GIVEN INSTRUCTION: Output every line of the material exactly, omitting images.

┄┄┄┄┄┄

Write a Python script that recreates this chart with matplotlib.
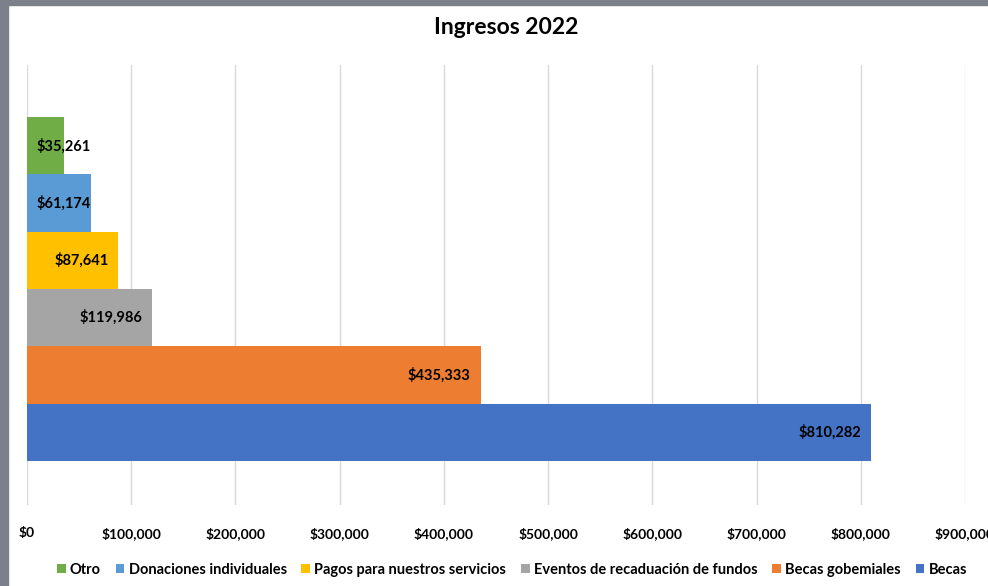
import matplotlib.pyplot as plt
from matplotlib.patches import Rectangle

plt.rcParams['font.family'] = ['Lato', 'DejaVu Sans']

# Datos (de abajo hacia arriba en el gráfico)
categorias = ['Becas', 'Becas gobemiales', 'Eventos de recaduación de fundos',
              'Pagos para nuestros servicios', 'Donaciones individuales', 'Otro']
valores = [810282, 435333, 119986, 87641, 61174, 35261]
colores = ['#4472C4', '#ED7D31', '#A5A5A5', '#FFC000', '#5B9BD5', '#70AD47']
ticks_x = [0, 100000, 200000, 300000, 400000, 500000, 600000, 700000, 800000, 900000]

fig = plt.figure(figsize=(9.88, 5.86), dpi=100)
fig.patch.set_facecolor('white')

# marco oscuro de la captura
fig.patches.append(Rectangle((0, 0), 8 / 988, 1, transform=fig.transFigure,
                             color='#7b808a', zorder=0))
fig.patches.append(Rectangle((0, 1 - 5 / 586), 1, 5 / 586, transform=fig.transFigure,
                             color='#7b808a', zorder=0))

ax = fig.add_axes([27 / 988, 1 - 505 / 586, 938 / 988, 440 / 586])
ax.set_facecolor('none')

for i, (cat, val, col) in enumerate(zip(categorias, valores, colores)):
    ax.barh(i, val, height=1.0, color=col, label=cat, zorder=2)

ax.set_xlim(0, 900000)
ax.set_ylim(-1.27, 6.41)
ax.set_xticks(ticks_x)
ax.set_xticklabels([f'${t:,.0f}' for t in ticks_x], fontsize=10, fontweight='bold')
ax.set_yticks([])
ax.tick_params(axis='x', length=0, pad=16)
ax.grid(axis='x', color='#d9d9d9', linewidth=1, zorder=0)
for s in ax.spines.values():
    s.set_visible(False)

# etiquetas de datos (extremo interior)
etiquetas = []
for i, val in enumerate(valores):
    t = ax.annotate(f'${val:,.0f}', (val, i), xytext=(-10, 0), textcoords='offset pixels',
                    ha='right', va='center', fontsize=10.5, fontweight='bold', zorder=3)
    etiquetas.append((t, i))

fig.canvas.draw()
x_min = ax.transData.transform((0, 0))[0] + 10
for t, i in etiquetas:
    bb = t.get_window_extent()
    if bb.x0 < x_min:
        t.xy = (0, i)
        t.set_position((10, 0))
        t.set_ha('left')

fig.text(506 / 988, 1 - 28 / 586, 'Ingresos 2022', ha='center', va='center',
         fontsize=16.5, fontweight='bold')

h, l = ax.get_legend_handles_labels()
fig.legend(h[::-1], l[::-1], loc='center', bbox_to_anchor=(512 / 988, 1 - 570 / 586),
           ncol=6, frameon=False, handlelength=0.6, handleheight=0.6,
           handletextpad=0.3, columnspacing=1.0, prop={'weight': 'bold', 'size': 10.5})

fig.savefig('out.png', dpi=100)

┄┄┄┄┄┄

TASK RESPONSE:
Write a Python script that recreates this chart with matplotlib.
import matplotlib.pyplot as plt
from matplotlib.patches import Rectangle

plt.rcParams['font.family'] = ['Lato', 'DejaVu Sans']

# Datos (de abajo hacia arriba en el gráfico)
categorias = ['Becas', 'Becas gobemiales', 'Eventos de recaduación de fundos',
              'Pagos para nuestros servicios', 'Donaciones individuales', 'Otro']
valores = [810282, 435333, 119986, 87641, 61174, 35261]
colores = ['#4472C4', '#ED7D31', '#A5A5A5', '#FFC000', '#5B9BD5', '#70AD47']
ticks_x = [0, 100000, 200000, 300000, 400000, 500000, 600000, 700000, 800000, 900000]

fig = plt.figure(figsize=(9.88, 5.86), dpi=100)
fig.patch.set_facecolor('white')

# marco oscuro de la captura
fig.patches.append(Rectangle((0, 0), 8 / 988, 1, transform=fig.transFigure,
                             color='#7b808a', zorder=0))
fig.patches.append(Rectangle((0, 1 - 5 / 586), 1, 5 / 586, transform=fig.transFigure,
                             color='#7b808a', zorder=0))

ax = fig.add_axes([27 / 988, 1 - 505 / 586, 938 / 988, 440 / 586])
ax.set_facecolor('none')

for i, (cat, val, col) in enumerate(zip(categorias, valores, colores)):
    ax.barh(i, val, height=1.0, color=col, label=cat, zorder=2)

ax.set_xlim(0, 900000)
ax.set_ylim(-1.27, 6.41)
ax.set_xticks(ticks_x)
ax.set_xticklabels([f'${t:,.0f}' for t in ticks_x], fontsize=10, fontweight='bold')
ax.set_yticks([])
ax.tick_params(axis='x', length=0, pad=16)
ax.grid(axis='x', color='#d9d9d9', linewidth=1, zorder=0)
for s in ax.spines.values():
    s.set_visible(False)

# etiquetas de datos (extremo interior)
etiquetas = []
for i, val in enumerate(valores):
    t = ax.annotate(f'${val:,.0f}', (val, i), xytext=(-10, 0), textcoords='offset pixels',
                    ha='right', va='center', fontsize=10.5, fontweight='bold', zorder=3)
    etiquetas.append((t, i))

fig.canvas.draw()
x_min = ax.transData.transform((0, 0))[0] + 10
for t, i in etiquetas:
    bb = t.get_window_extent()
    if bb.x0 < x_min:
        t.xy = (0, i)
        t.set_position((10, 0))
        t.set_ha('left')

fig.text(506 / 988, 1 - 28 / 586, 'Ingresos 2022', ha='center', va='center',
         fontsize=16.5, fontweight='bold')

h, l = ax.get_legend_handles_labels()
fig.legend(h[::-1], l[::-1], loc='center', bbox_to_anchor=(512 / 988, 1 - 570 / 586),
           ncol=6, frameon=False, handlelength=0.6, handleheight=0.6,
           handletextpad=0.3, columnspacing=1.0, prop={'weight': 'bold', 'size': 10.5})

fig.savefig('out.png', dpi=100)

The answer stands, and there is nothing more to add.